Dual-band millimetre wave MIMO antenna with reduced mutual coupling based on optimized parasitic structure and ground modification

In this study, a high-isolation dual-band (28/38 GHz) multiple-input-multiple-output (MIMO) antenna for 5G millimeter-wave indoor applications is presented. The antenna consists of two interconnected patches. The primary patch is connected to the inset feed, while the secondary patch is arc-shaped and positioned over the main patch, opposite to the feed. Both patches function in the lower 28 GHz band, while the primary patch is accountable for inducing the upper 38 GHz band.
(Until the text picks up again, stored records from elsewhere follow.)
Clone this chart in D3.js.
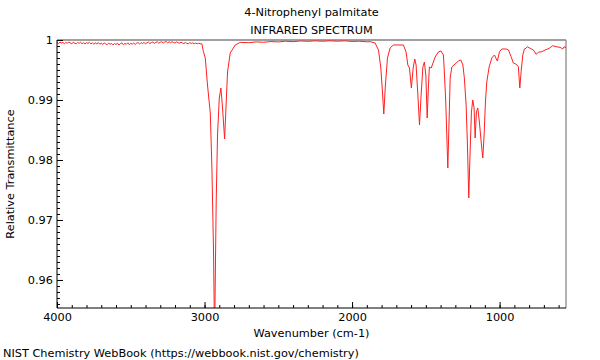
<!DOCTYPE html>
<html>
<head>
<meta charset="utf-8">
<script src="https://cdn.jsdelivr.net/npm/d3@7"></script>
<style>
  html, body { margin: 0; padding: 0; background: #fff; }
  svg { display: block; font-family: "DejaVu Sans", sans-serif; }
</style>
</head>
<body>
<svg id="chart" width="600" height="360"></svg>
<script>
const titleLines = ["4-Nitrophenyl palmitate", "INFRARED SPECTRUM"];
const xLabel = "Wavenumber (cm-1)";
const yLabel = "Relative Transmittance";
const footer = "NIST Chemistry WebBook (https://webbook.nist.gov/chemistry)";
const xDomain = [4000, 550];
const yDomain = [0.95533, 1.0];
const xTicks = [4000, 3000, 2000, 1000];
const yTicks = [0.96, 0.97, 0.98, 0.99, 1];

const wavenumber = [
  4000,3990,3980,3970,3960,3950,3940,3930,3920,3910,3900,3890,3880,3870,3860,3850,3840,3830,3820,3810,
  3800,3790,3780,3770,3760,3750,3740,3730,3720,3710,3700,3690,3680,3670,3660,3650,3640,3630,3620,3610,
  3600,3590,3580,3570,3560,3550,3540,3530,3520,3510,3500,3490,3480,3470,3460,3450,3440,3430,3420,3410,
  3400,3390,3380,3370,3360,3350,3340,3330,3320,3310,3300,3290,3280,3270,3260,3250,3240,3230,3220,3210,
  3200,3190,3180,3170,3160,3150,3140,3130,3120,3110,3100,3090,3080,3070,3060,3050,3040,3030,
  3018,3008,2995,2980,2961,2950,2939,2932,2921,2912,2900,2889,2878,2864,2853,2844,2826,2792,2758,
  2700,2650,2600,2550,2500,2450,2400,2350,2300,2250,2200,2150,2100,2050,2000,1950,1900,1877,
  1844,1821,1805,1794,1785,1774,1760,1742,1720,1652,1634,1622,1611,1598,1586,1575,1566,1554,1543,
  1532,1520,1510,1500,1491,1482,1476,1464,1449,1437,1415,1398,1381,1376,1365,1358,1351,1342,1335,
  1324,1302,1279,1263,1249,1239,1227,1218,1209,1200,1191,1182,1173,1166,1157,1148,1137,1125,1114,
  1105,1096,1087,1071,1053,1035,1019,1015,1001,985,956,940,922,907,890,873,863,854,843,832,
  821,812,793,771,753,737,714,692,663,640,617,590,572,563,550
];

const transmittance = [
  0.99962,0.99940,0.99966,0.99948,0.99960,0.99938,0.99958,0.99946,0.99966,0.99950,0.99940,0.99960,0.99948,0.99936,0.99958,0.99944,0.99962,0.99938,0.99954,0.99934,
  0.99956,0.99942,0.99960,0.99936,0.99952,0.99930,0.99952,0.99936,0.99956,0.99930,0.99948,0.99926,0.99950,0.99936,0.99922,0.99948,0.99928,0.99944,0.99918,0.99942,
  0.99924,0.99948,0.99916,0.99940,0.99952,0.99920,0.99944,0.99928,0.99954,0.99922,0.99946,0.99930,0.99950,0.99926,0.99948,0.99956,0.99932,0.99958,0.99940,0.99962,
  0.99934,0.99954,0.99964,0.99940,0.99958,0.99966,0.99944,0.99960,0.99970,0.99946,0.99962,0.99972,0.99950,0.99966,0.99974,0.99952,0.99970,0.99954,0.99972,0.99958,
  0.99950,0.99968,0.99956,0.99946,0.99964,0.99950,0.99940,0.99958,0.99944,0.99938,0.99956,0.99942,0.99952,0.99938,0.99950,0.99936,0.99946,0.99938,
  0.99935,0.99810,0.99700,0.99250,0.98783,0.97867,0.96467,0.95000,0.97300,0.98417,0.99033,0.99200,0.98867,0.98350,0.98967,0.99467,0.99783,0.99917,0.99960,
  0.99955,0.99968,0.99962,0.99974,0.99968,0.99980,0.99972,0.99984,0.99978,0.99986,0.99979,0.99987,0.99980,0.99986,0.99976,0.99980,0.99970,0.99972,
  0.99950,0.99833,0.99533,0.99133,0.98767,0.99250,0.99700,0.99867,0.99917,0.99917,0.99800,0.99583,0.99533,0.99200,0.99533,0.99683,0.99583,0.99083,0.98583,
  0.99083,0.99550,0.99633,0.99417,0.98700,0.99250,0.99550,0.99533,0.99633,0.99717,0.99800,0.99817,0.99750,0.99533,0.98967,0.98417,0.97867,0.98700,0.99367,
  0.99550,0.99600,0.99650,0.99667,0.99583,0.99367,0.98917,0.98250,0.97367,0.98133,0.98800,0.99000,0.98867,0.98367,0.98800,0.98867,0.98633,0.98300,0.98033,
  0.98417,0.98967,0.99300,0.99550,0.99700,0.99750,0.99667,0.99650,0.99805,0.99850,0.99850,0.99833,0.99722,0.99617,0.99600,0.99555,0.99200,0.99472,0.99750,0.99850,
  0.99862,0.99888,0.99862,0.99833,0.99762,0.99795,0.99805,0.99833,0.99862,0.99905,0.99888,0.99878,0.99850,0.99888,0.99872
];

const data = wavenumber.map((w, i) => ({ w, t: transmittance[i] }));

const svg = d3.select("#chart");
const margin = { left: 57, right: 34, top: 40, bottom: 52 };
const W = 600, H = 360;
const FS = 11.3;
const x = d3.scaleLinear().domain(xDomain).range([margin.left, W - margin.right]);
const y = d3.scaleLinear().domain(yDomain).range([H - margin.bottom, margin.top]);

svg.append("defs").append("clipPath").attr("id", "clip")
  .append("rect")
  .attr("x", margin.left).attr("y", margin.top)
  .attr("width", x.range()[1] - x.range()[0])
  .attr("height", y.range()[0] - y.range()[1]);

// frame top and right
svg.append("line")
  .attr("x1", margin.left).attr("x2", W - margin.right)
  .attr("y1", margin.top).attr("y2", margin.top)
  .attr("stroke", "#a0a0a0").attr("stroke-width", 2);
svg.append("line")
  .attr("x1", W - margin.right).attr("x2", W - margin.right)
  .attr("y1", margin.top).attr("y2", H - margin.bottom)
  .attr("stroke", "#808080").attr("stroke-width", 1.2);

// spectrum
svg.append("path")
  .datum(data)
  .attr("clip-path", "url(#clip)")
  .attr("fill", "none")
  .attr("stroke", "#ff2020")
  .attr("stroke-width", 1)
  .attr("d", d3.line().x(d => x(d.w)).y(d => y(d.t)));

// x axis
const xMinor = d3.range(4000, 549, -100);
const xg = svg.append("g").attr("transform", `translate(0,${H - margin.bottom})`);
xg.call(d3.axisBottom(x).tickValues(xMinor).tickSize(-3).tickFormat(""))
  .call(g => g.select(".domain").remove());
xg.append("g").call(d3.axisBottom(x).tickValues(xTicks).tickSize(-6).tickFormat(d3.format("d")).tickPadding(5))
  .call(g => g.select(".domain").remove())
  .call(g => g.selectAll("text").attr("font-size", FS).attr("fill", "#000").attr("font-family", "DejaVu Sans"));
xg.append("line").attr("x1", x.range()[0]).attr("x2", x.range()[1])
  .attr("stroke", "#000").attr("stroke-width", 1);

// y axis
const yMinor = d3.range(0, 46).map(i => 1 - i * 0.001).filter(v => v >= yDomain[0]);
const yg = svg.append("g").attr("transform", `translate(${margin.left},0)`);
yg.call(d3.axisLeft(y).tickValues(yMinor).tickSize(-3).tickFormat(""))
  .call(g => g.select(".domain").remove());
yg.append("g").call(d3.axisLeft(y).tickValues(yTicks).tickSize(-6).tickPadding(4).tickFormat(d => d === 1 ? "1" : d3.format(".2f")(d)))
  .call(g => g.select(".domain").remove())
  .call(g => g.selectAll("text").attr("font-size", FS).attr("fill", "#000").attr("font-family", "DejaVu Sans"));
yg.append("line").attr("y1", y.range()[0]).attr("y2", y.range()[1])
  .attr("stroke", "#000").attr("stroke-width", 1);

// titles
const cx = (x.range()[0] + x.range()[1]) / 2;
svg.append("text").attr("x", cx).attr("y", 16).attr("text-anchor", "middle")
  .attr("font-size", FS).text(titleLines[0]);
svg.append("text").attr("x", cx).attr("y", 34).attr("text-anchor", "middle")
  .attr("font-size", FS).text(titleLines[1]);
svg.append("text").attr("x", cx).attr("y", 337).attr("text-anchor", "middle")
  .attr("font-size", FS).text(xLabel);
svg.append("text").attr("transform", `translate(14,${(margin.top + H - margin.bottom) / 2}) rotate(-90)`)
  .attr("text-anchor", "middle").attr("font-size", FS).text(yLabel);
svg.append("text").attr("x", 3).attr("y", 357).attr("font-size", FS).text(footer);
</script>
</body>
</html>
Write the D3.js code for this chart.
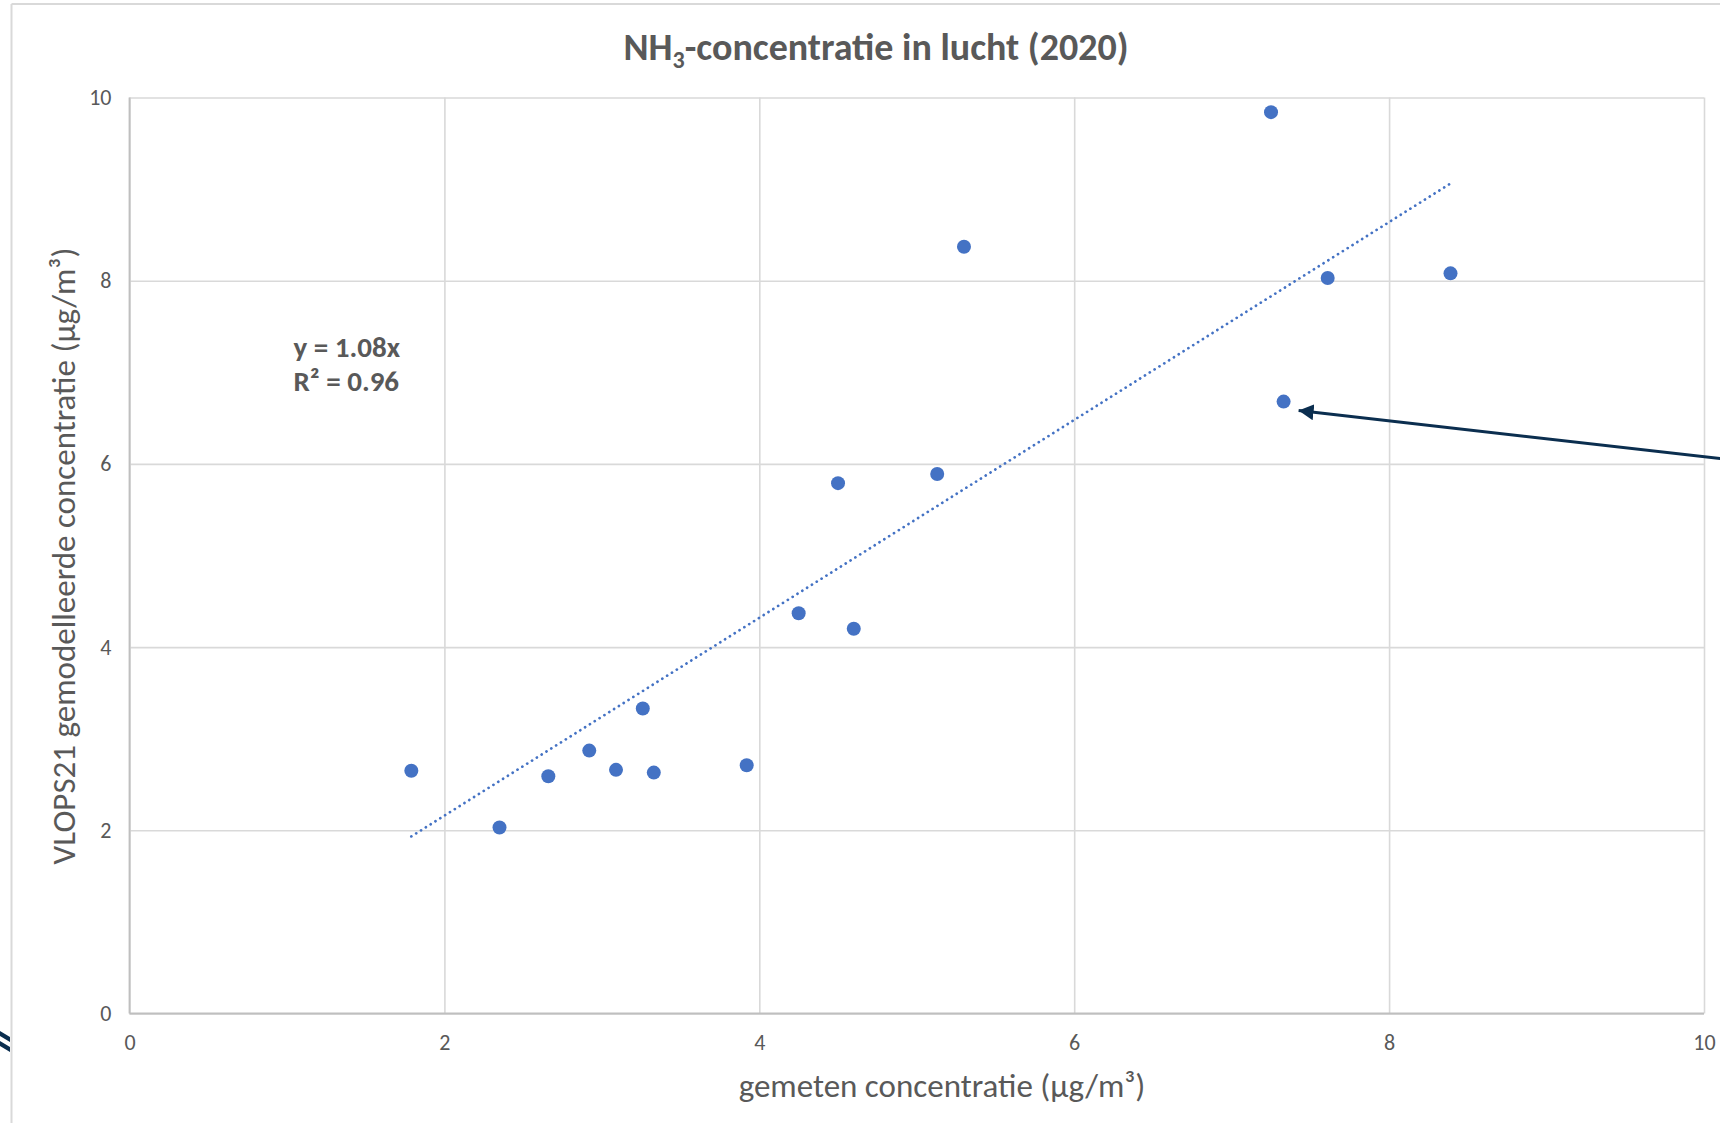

An expedited trust-region (TR) algorithm is employed to optimize the dimensions of the antenna components, ensuring the antenna operates efficiently with high reflection at both bands. The antenna demonstrates a gain exceeding 7 dBi at both frequencies. An array of four antennas is configured orthogonally to create a MIMO system with isolation surpassing 19 dB. The isolation is further enhanced through the addition of a circular parasitic patch at the front and modifications made to the ground. The TR method is employed again to optimize their parameters and achieve the desired isolation, exceeding 32 dB at both bands. The MIMO system demonstrates outstanding diversity performance at both frequencies, characterized by low values of the envelope correlation coefficient (ECC) (< 10 - 4), channel capacity loss (CCL) (< 0.03 bit/s/Hz), and total active reflection coefficient (TARC) (< - 10 dB). Additionally, it secures a diversity gain (DG) exceeding 9.99 dB. The MIMO system is manufactured and tested, showing good alignment between simulation and measurement data for all performance metrics.